The Minnesota Department of Education (MDE) has refused to turn over more than 2,000 files involving complaints and state oversight of charter schools to the Minnesota Star Tribune, despite publicly acknowledging that the complaints are a matter of public record.
The Star Tribune requested the charter school records Feb. 1, when it was in the early stages of reporting on Minnesota’s groundbreaking experiment with charter schools. The Star Tribune published a three-part series detailing oversight problems and widespread failures among Minnesota’s charter schools last week.
Though MDE routinely has provided records to the Star Tribune within weeks or months in prior requests for public records, the department hasn’t provided the bulk of the material covered in the newspaper’s Feb. 1 request. Within seven months, MDE has turned over just seven of the requested records.
Sam Snuggerud, the spokeswoman for the department, said in a statement that it is a complicated issue, spanning decades of data, and the agency “plans to produce another portion” of the request by the end of this month.
She added that the department receives hundreds of data requests each year and must review data to protect the privacy of students, families and teachers.

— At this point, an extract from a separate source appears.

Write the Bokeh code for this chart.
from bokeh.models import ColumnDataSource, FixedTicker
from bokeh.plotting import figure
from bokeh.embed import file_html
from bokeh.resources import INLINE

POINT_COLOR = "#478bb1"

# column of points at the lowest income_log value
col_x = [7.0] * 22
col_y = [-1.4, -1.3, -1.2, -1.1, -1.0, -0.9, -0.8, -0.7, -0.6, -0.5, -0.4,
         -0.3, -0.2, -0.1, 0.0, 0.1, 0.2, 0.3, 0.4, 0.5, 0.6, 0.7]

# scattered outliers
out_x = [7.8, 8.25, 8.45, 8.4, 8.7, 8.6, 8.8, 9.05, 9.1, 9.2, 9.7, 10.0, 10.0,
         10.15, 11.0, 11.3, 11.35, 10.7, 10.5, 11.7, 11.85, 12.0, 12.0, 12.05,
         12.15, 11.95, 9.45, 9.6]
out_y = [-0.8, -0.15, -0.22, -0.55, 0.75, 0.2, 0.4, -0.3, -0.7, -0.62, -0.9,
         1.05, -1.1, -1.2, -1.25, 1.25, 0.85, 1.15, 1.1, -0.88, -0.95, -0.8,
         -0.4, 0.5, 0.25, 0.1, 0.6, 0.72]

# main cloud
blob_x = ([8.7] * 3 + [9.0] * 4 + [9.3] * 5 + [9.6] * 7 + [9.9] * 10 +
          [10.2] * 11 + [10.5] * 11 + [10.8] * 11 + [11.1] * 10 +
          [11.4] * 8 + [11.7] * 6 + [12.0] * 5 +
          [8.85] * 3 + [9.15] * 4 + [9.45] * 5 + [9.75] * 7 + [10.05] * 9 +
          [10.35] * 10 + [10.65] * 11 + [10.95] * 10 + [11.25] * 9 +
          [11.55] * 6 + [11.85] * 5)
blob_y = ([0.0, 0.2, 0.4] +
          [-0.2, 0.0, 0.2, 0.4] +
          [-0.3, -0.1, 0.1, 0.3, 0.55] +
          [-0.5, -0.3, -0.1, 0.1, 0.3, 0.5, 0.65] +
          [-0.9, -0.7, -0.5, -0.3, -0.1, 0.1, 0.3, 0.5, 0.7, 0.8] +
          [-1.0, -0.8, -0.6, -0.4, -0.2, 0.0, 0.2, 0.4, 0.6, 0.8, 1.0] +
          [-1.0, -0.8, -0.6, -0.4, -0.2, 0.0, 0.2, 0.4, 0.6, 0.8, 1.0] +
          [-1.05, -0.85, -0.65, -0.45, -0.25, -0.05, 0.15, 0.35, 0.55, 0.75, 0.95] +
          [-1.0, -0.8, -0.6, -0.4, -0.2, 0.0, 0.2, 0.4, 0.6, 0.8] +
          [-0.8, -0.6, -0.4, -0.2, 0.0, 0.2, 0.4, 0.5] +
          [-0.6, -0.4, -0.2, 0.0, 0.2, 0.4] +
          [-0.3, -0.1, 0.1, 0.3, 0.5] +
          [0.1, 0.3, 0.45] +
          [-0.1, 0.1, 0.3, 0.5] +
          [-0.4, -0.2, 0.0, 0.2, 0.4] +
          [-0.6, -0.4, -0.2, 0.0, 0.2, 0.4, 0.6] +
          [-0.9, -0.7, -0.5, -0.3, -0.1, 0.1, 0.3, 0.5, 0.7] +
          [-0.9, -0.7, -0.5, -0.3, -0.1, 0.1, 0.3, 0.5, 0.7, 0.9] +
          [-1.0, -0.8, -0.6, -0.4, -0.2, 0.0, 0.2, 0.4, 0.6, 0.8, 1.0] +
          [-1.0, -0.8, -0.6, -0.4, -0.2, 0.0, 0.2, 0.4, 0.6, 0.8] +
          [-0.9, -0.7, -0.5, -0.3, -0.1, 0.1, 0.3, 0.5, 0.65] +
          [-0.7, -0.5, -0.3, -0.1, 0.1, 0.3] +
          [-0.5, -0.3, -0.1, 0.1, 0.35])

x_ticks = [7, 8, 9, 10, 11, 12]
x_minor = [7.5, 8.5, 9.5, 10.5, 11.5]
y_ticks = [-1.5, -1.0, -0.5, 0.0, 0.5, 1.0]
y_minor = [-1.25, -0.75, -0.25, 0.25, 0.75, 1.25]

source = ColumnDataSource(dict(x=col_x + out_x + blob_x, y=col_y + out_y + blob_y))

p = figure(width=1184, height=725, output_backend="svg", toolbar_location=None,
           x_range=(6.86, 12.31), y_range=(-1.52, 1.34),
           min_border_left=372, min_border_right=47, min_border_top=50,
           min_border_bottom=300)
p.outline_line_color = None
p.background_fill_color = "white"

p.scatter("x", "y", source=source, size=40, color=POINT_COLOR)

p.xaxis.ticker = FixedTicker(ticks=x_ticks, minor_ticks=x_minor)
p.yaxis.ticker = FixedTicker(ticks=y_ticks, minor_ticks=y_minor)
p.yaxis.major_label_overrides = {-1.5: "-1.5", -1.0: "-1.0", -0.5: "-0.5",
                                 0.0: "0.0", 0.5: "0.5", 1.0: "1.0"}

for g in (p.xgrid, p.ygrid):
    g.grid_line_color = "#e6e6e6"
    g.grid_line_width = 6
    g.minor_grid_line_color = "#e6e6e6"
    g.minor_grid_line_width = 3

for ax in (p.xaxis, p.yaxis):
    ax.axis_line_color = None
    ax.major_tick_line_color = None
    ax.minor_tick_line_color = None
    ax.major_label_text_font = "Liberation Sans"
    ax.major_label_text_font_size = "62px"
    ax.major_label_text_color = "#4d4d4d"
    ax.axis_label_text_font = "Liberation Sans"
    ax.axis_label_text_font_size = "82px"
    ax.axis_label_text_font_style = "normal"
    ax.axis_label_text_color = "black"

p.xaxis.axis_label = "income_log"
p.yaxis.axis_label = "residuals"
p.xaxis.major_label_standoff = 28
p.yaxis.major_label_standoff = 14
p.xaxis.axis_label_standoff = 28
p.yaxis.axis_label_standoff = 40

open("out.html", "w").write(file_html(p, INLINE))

“MDE does not delay responding to data requests – in fact, the agency continues to work on the thousands of pages of data that may be responsive to this specific request,” she said in a statement. “The more complicated the request, the longer a response can take. Several months is not an unreasonable amount of time to respond to a complicated request.”

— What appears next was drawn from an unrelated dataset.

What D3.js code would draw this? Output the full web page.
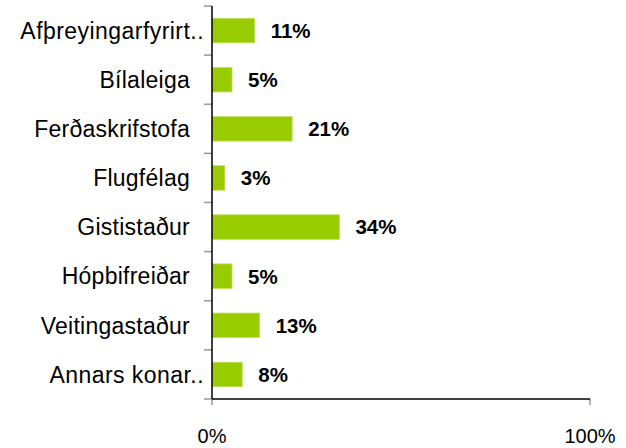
<!DOCTYPE html>
<html lang="en">
<head>
<meta charset="utf-8">
<script src="https://cdn.jsdelivr.net/npm/d3@7"></script>
<style>
    body { margin: 0; background: #fff; }
    text { font-family: Arial, "Liberation Sans", sans-serif; fill: #000; }
</style>
</head>
<body>
<script>
const categories = ["Afþreyingarfyrirt..", "Bílaleiga", "Ferðaskrifstofa", "Flugfélag",
                    "Gististaður", "Hópbifreiðar", "Veitingastaður", "Annars konar.."];
const values = [11.3, 5.3, 21.2, 3.4, 33.7, 5.3, 12.6, 8.0];
const valueLabels = ["11%", "5%", "21%", "3%", "34%", "5%", "13%", "8%"];
const xTicks = [0, 100];

const w = 626, h = 448;
const plotLeft = 212, plotRight = 590, plotTop = 6, plotBottom = 399;

const svg = d3.select("body").append("svg")
    .attr("width", w)
    .attr("height", h);

const xScale = d3.scaleLinear().domain([0, 100]).range([plotLeft, plotRight]);
const yScale = d3.scaleBand().domain(categories).range([plotTop, plotBottom]).paddingInner(0.5).paddingOuter(0.25);

// tick marks between categories
const bounds = d3.range(categories.length + 1).map(i => plotTop + i * (plotBottom - plotTop) / categories.length);
svg.selectAll("line.ytick")
    .data(bounds)
    .enter()
    .append("line")
    .attr("x1", plotLeft - 8).attr("x2", plotLeft)
    .attr("y1", d => d).attr("y2", d => d)
    .attr("stroke", "#999").attr("stroke-width", 1.5);

svg.selectAll("line.xtick")
    .data(xTicks)
    .enter()
    .append("line")
    .attr("x1", d => xScale(d)).attr("x2", d => xScale(d))
    .attr("y1", plotBottom).attr("y2", plotBottom + 6)
    .attr("stroke", "#999").attr("stroke-width", 1.5);

svg.selectAll("rect")
    .data(values)
    .enter()
    .append("rect")
    .attr("x", xScale(0))
    .attr("y", (d, i) => yScale(categories[i]))
    .attr("width", d => xScale(d) - xScale(0))
    .attr("height", yScale.bandwidth())
    .attr("fill", "#99cc00")
    .attr("stroke", "#c2e066")
    .attr("stroke-width", 0.8);

// axis lines
svg.append("line")
    .attr("x1", plotLeft).attr("x2", plotLeft).attr("y1", plotTop).attr("y2", plotBottom)
    .attr("stroke", "#000").attr("stroke-width", 1.5);
svg.append("line")
    .attr("x1", plotLeft).attr("x2", plotRight).attr("y1", plotBottom).attr("y2", plotBottom)
    .attr("stroke", "#000").attr("stroke-width", 1.5);

svg.selectAll("text.cat")
    .data(categories)
    .enter()
    .append("text")
    .attr("class", "cat")
    .attr("x", d => d.endsWith("..") ? 204 : 190)
    .attr("y", d => yScale(d) + yScale.bandwidth() / 2)
    .attr("dy", "0.36em")
    .attr("text-anchor", "end")
    .attr("font-size", "23px")
    .attr("letter-spacing", d => d.endsWith("..") ? "0.45px" : "0.25px")
    .text(d => d);

svg.selectAll("text.val")
    .data(values)
    .enter()
    .append("text")
    .attr("class", "val")
    .attr("x", d => xScale(d) + 16)
    .attr("y", (d, i) => yScale(categories[i]) + yScale.bandwidth() / 2)
    .attr("dy", "0.36em")
    .attr("font-size", "20.5px")
    .attr("font-weight", "bold")
    .text((d, i) => valueLabels[i]);

svg.selectAll("text.xlab")
    .data(xTicks)
    .enter()
    .append("text")
    .attr("class", "xlab")
    .attr("x", d => xScale(d))
    .attr("y", 443)
    .attr("text-anchor", "middle")
    .attr("font-size", "20px")
    .text(d => d + "%");
</script>
</body>
</html>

Attorney Leita Walker, who represents the Star Tribune, asked the department to turn over the records by the end of September or face a lawsuit over what she called the department’s “constructive denial” of the request, which she said constituted a violation of the Minnesota Data Practices Act.
“Star Tribune is deeply disappointed in MDE’s lack of transparency over the past year and what appears to be a strategy of delay in disclosing data of significant public interest and concern,” Walker said in a Sept. 11 letter to MDE Staff Attorney Adam Heuett, who previously identified himself as MDE’s “data practices compliance official.”